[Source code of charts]
══════════

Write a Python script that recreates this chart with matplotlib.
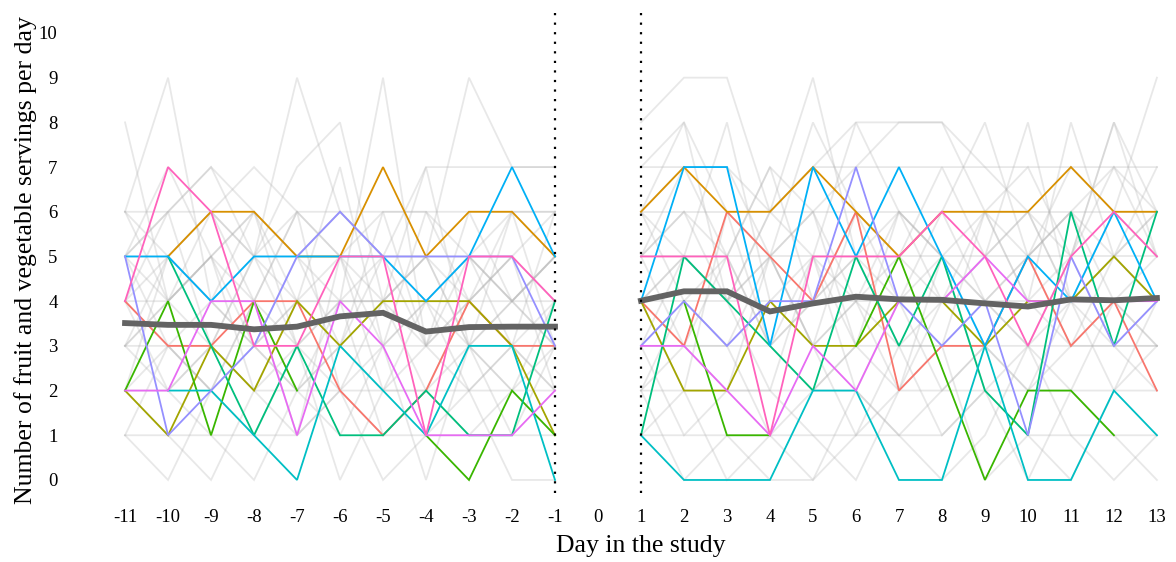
import numpy as np
import matplotlib
matplotlib.use('Agg')
import matplotlib.pyplot as plt

nan = float('nan')
# nan = gap in the line, None = day not shown but the line runs through it

pre_days = list(range(-11, 0))
post_days = list(range(1, 14))
xticks = list(range(-11, 14))
yticks = list(range(0, 11))

# highlighted participants (ggplot hue order)
hl_colors = ['#F8766D', '#D89000', '#A3A500', '#39B600', '#00BF7D',
             '#00BFC4', '#00B0F6', '#9590FF', '#E76BF3', '#FF62BC']
hl_pre = [
    [4, 3, 3, 4, 4, 2, 1, 2, 4, 3, 3],
    [nan, 5, 6, 6, 5, 5, 7, 5, 6, 6, 5],
    [2, 1, 3, 2, 4, 3, 4, 4, 4, 3, 1],
    [2, 4, 1, 4, 2, nan, nan, 1, 0, 2, 1],
    [nan, 5, 3, 1, 3, 1, 1, 2, 1, 1, 4],
    [nan, 2, 2, 1, 0, 3, 2, 1, 3, 3, 0],
    [5, 5, 4, 5, 5, 5, 5, 4, 5, 7, 5],
    [5, 1, 2, 3, 5, 6, 5, 5, 5, 5, 3],
    [2, 2, 4, 4, 1, 4, 3, 1, 1, 1, 2],
    [4, 7, 6, 3, 3, 5, 5, 1, 5, 5, 4],
]
hl_post = [
    [4, 3, 6, 5, 4, 6, 2, 3, 3, 5, 3, 4, 2],
    [6, 7, 6, 6, 7, 6, 5, 6, 6, 6, 7, 6, 6],
    [4, 2, 2, 4, 3, 3, 4, 4, 3, 4, 4, 5, 4],
    [nan, 4, 1, 1, nan, 3, 5, None, 0, 2, 2, 1, nan],
    [1, 5, 4, 3, 2, 5, 3, 5, 2, 1, 6, 3, 6],
    [1, 0, 0, 0, 2, 2, 0, 0, 3, 0, 0, 2, 1],
    [4, 7, 7, 3, 7, 5, 7, 5, 3, 5, 4, 6, 4],
    [3, 4, 3, 4, 4, 7, 4, 3, 4, 1, 5, 3, 4],
    [3, 3, 2, 1, 3, 2, 4, 4, 5, 4, 4, 4, 4],
    [5, 5, 5, 1, 5, 5, 5, 6, 5, 3, 5, 6, 5],
]

# everyone else, in light grey
gray_pre = [
    [8, 4, 5, 3, 4, 5, 3, 4, 5, 4, 3],
    [6, 9, 4, 5, 6, 5, 4, 5, 3, 4, 5],
    [5, 6, 7, 5, 9, 6, 5, 4, 5, 6, 6],
    [4, 5, 6, 5, 7, 8, 4, 5, 4, 5, 6],
    [3, 4, 5, 6, 4, 4, 9, 3, 5, 4, 5],
    [6, 5, 4, 6, 5, 6, 5, 5, 9, 7, 7],
    [5, 6, 7, 6, 5, 6, 5, 7, 7, 7, 7],
    [1, 0, 2, 1, 3, 0, 2, 3, 2, 0, 0],
    [2, 1, 0, 2, 1, 2, 0, 1, 2, 3, 2],
    [3, 2, 1, 0, 2, 1, 3, 0, 3, 2, 1],
    [1, 3, 2, 3, 2, 3, 2, 2, 1, 2, 3],
    [4, 4, 3, 3, 4, 4, 4, 3, 4, 4, 4],
    [6, 6, 6, 7, 6, 6, 6, 6, 6, 6, 6],
    [5, 5, 6, 5, 5, 4, 5, 5, 5, 4, 5],
    [4, 3, 4, 4, 3, 4, 4, 4, 4, 3, 4],
    [3, 3, 3, 2, 3, 3, 3, 3, 3, 3, 3],
    [2, 2, 3, 2, 2, 2, 2, 2, 2, 2, 2],
    [1, 1, 1, 1, 1, 2, 1, 1, 1, 1, 1],
    [5, 4, 6, 4, 6, 5, 6, 6, 4, 6, 5],
    [3, 5, 4, 3, 5, 3, 4, 2, 4, 5, 4],
    [4, 2, 3, 5, 3, 2, 3, 4, 2, 3, 2],
    [2, 3, 2, 4, 2, 4, 1, 2, 3, 1, 3],
    [6, 4, 5, 2, 4, 3, 5, 3, 6, 4, 5],
    [5, 3, 2, 4, 1, 5, 2, 4, 3, 2, 4],
    [3, 4, 5, 4, 6, 2, 4, 5, 3, 6, 3],
    [4, 6, 3, 5, 4, 7, 3, 6, 5, 3, 6],
    [2, 5, 4, 3, 2, 3, 6, 3, 4, 5, 2],
    [5, 7, 5, 6, 3, 4, 4, 7, 3, 4, 3],
]
gray_post = [
    [6, 5, 4, 5, 3, 6, 4, 5, 6, 4, 3, 5, 4],
    [8, 9, 9, 6, 5, 4, 6, 5, 4, 5, 6, 5, 4],
    [5, 6, 4, 6, 9, 5, 6, 4, 5, 6, 4, 5, 6],
    [7, 8, 6, 5, 8, 6, 5, 4, 6, 5, 7, 6, 5],
    [4, 5, 8, 4, 5, 8, 6, 5, 4, 5, 6, 4, 5],
    [6, 7, 7, 5, 6, 7, 8, 8, 6, 7, 5, 8, 6],
    [7, 7, 7, 6, 7, 7, 7, 7, 7, 7, 7, 7, 7],
    [2, 0, 1, 0, 0, 2, 1, 0, 1, 3, 1, 0, 1],
    [1, 2, 0, 1, 0, 1, 3, 1, 2, 0, 2, 1, 0],
    [3, 1, 2, 2, 1, 0, 2, 3, 0, 1, 0, 2, 3],
    [2, 3, 3, 1, 2, 3, 2, 2, 3, 2, 3, 3, 2],
    [4, 4, 4, 4, 4, 4, 4, 4, 4, 4, 4, 4, 4],
    [6, 6, 6, 6, 6, 6, 6, 6, 6, 6, 6, 6, 6],
    [5, 5, 5, 5, 5, 5, 5, 5, 5, 5, 5, 5, 5],
    [3, 4, 3, 5, 3, 4, 3, 3, 4, 3, 4, 3, 3],
    [3, 3, 3, 3, 2, 3, 3, 3, 3, 3, 3, 3, 3],
    [2, 2, 2, 2, 2, 2, 1, 2, 2, 2, 2, 2, 2],
    [1, 1, 1, 1, 1, 1, 1, 1, 2, 1, 1, 1, 1],
    [5, 6, 5, 7, 6, 4, 5, 6, 8, 5, 6, 7, 5],
    [4, 3, 5, 3, 4, 5, 3, 4, 5, 8, 4, 5, 6],
    [3, 5, 4, 2, 5, 3, 4, 2, 3, 4, 5, 3, 4],
    [2, 4, 3, 4, 3, 1, 2, 5, 2, 3, 2, 4, 3],
    [6, 4, 5, 3, 4, 5, 4, 3, 6, 4, 8, 5, 7],
    [5, 3, 2, 5, 3, 4, 2, 4, 3, 2, 4, 2, 4],
    [4, 2, 6, 3, 5, 2, 4, 6, 4, 3, 5, 8, 5],
    [5, 7, 5, 7, 4, 6, 5, 7, 5, 6, 4, 6, 9],
    [4, 5, 4, 5, 6, 3, 6, 5, 3, 5, 3, 4, 3],
    [6, 8, 4, 6, 7, 8, 8, 8, 7, 6, 5, 7, 6],
]

mean_pre = [3.51, 3.47, 3.47, 3.37, 3.43, 3.66, 3.74, 3.32, 3.42, 3.43, 3.43]
mean_post = [4.01, 4.22, 4.22, 3.77, 3.95, 4.10, 4.04, 4.03, 3.95, 3.88, 4.04, 4.02, 4.07]

plt.rcParams['font.family'] = ['Liberation Serif', 'DejaVu Serif']
plt.rcParams['axes.unicode_minus'] = False

fig = plt.figure(figsize=(11.76, 5.62), dpi=100)
ax = fig.add_axes([0.0844, 0.1221, 0.914, 0.859])


def draw(days, vals, **kw):
    pts = [(d, v) for d, v in zip(days, vals) if v is not None]
    xs, ys = zip(*pts)
    ax.plot(xs, ys, solid_joinstyle='miter', **kw)


for pre, post in zip(gray_pre, gray_post):
    draw(pre_days, pre, color='#b4b4b4', alpha=0.3, lw=1.3)
    draw(post_days, post, color='#b4b4b4', alpha=0.3, lw=1.3)

for col, pre, post in zip(hl_colors, hl_pre, hl_post):
    draw(pre_days, pre, color=col, lw=1.3)
    draw(post_days, post, color=col, lw=1.3)

draw(pre_days, mean_pre, color='#636363', lw=4.2)
draw(post_days, mean_post, color='#636363', lw=4.2)

for xv in (-1, 1):
    ax.axvline(xv, color='black', lw=1.6, linestyle=(0, (1, 3.3)), zorder=5)

ax.set_xlim(-11.6, 13.4)
ax.set_ylim(-0.3, 10.5)
ax.set_xticks(xticks)
ax.set_yticks(yticks)
ax.tick_params(length=0, labelsize=13.5)
ax.tick_params(axis='y', pad=30)
ax.tick_params(axis='x', pad=11)
for s in ax.spines.values():
    s.set_visible(False)
ax.set_xlabel('Day in the study', fontsize=18.5)
ax.set_ylabel('Number of fruit and vegetable servings per day', fontsize=18.5)
ax.xaxis.set_label_coords(0.504, -0.086)
ax.yaxis.set_label_coords(-0.058, 0.483)

fig.savefig('out.png', dpi=100)
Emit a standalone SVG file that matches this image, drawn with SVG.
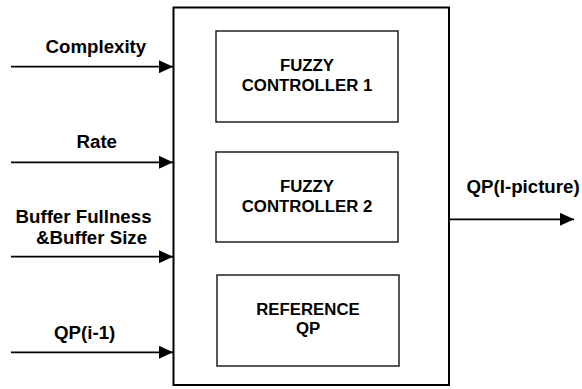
<svg xmlns="http://www.w3.org/2000/svg" width="582" height="389" viewBox="0 0 582 389">
<style>
.lbl{font-family:"Liberation Sans",Arial,sans-serif;font-weight:bold;font-size:18.7px;fill:#000}
.in{font-family:"Liberation Sans",Arial,sans-serif;font-weight:bold;font-size:16.8px;fill:#000;text-anchor:middle}
.box{fill:#fff;stroke:#111;stroke-width:1.4}
.edge{stroke:#000;stroke-width:1.8;fill:none}
</style>
<defs>
<marker id="ah" markerUnits="userSpaceOnUse" markerWidth="14" markerHeight="13" refX="14" refY="6.5" orient="auto">
<path d="M0,0 L14,6.5 L0,13 Z" fill="#000"/>
</marker>
</defs>
<rect width="582" height="389" fill="#fff"/>
<g id="main">
<rect x="173.5" y="7.5" width="275.5" height="377.5" fill="#fff" stroke="#000" stroke-width="2"/>
</g>
<g id="fc1">
<rect class="box" x="216" y="31" width="182" height="91"/>
<text class="in" x="307" y="71">FUZZY</text>
<text class="in" x="307" y="91">CONTROLLER 1</text>
</g>
<g id="fc2">
<rect class="box" x="216" y="152" width="182" height="90"/>
<text class="in" x="307" y="192">FUZZY</text>
<text class="in" x="307" y="212">CONTROLLER 2</text>
</g>
<g id="refqp">
<rect class="box" x="217" y="275" width="182" height="91"/>
<text class="in" x="308" y="315">REFERENCE</text>
<text class="in" x="308" y="334">QP</text>
</g>
<g id="labels">
<text class="lbl" x="45.5" y="53">Complexity</text>
<text class="lbl" x="76.5" y="147.5">Rate</text>
<text class="lbl" x="15.5" y="222.5">Buffer Fullness</text>
<text class="lbl" x="36" y="244">&amp;Buffer Size</text>
<text class="lbl" x="54" y="339">QP(i-1)</text>
<text class="lbl" x="466.5" y="192.5">QP(I-picture)</text>
</g>
<g id="connectors">
<line class="edge" x1="11" y1="66.7" x2="173" y2="66.7" marker-end="url(#ah)"/>
<line class="edge" x1="11" y1="162.3" x2="173" y2="162.3" marker-end="url(#ah)"/>
<line class="edge" x1="11" y1="256.7" x2="173" y2="256.7" marker-end="url(#ah)"/>
<line class="edge" x1="11" y1="352.3" x2="173" y2="352.3" marker-end="url(#ah)"/>
<line class="edge" x1="449" y1="219.3" x2="574" y2="219.3" marker-end="url(#ah)"/>
</g>
</svg>
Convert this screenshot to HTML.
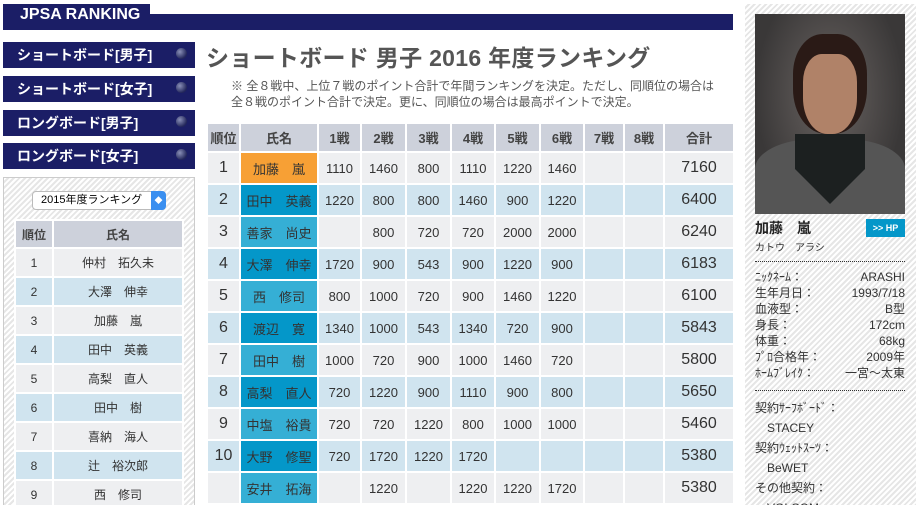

══════════

◆ **Goal**
Search the material above for "that". Pull out each line where it shows up.

◆ **Written solution**
Write a Python script that recreates this chart with matplotlib.
Emit a standalone SVG file that matches this image, drawn with SVG.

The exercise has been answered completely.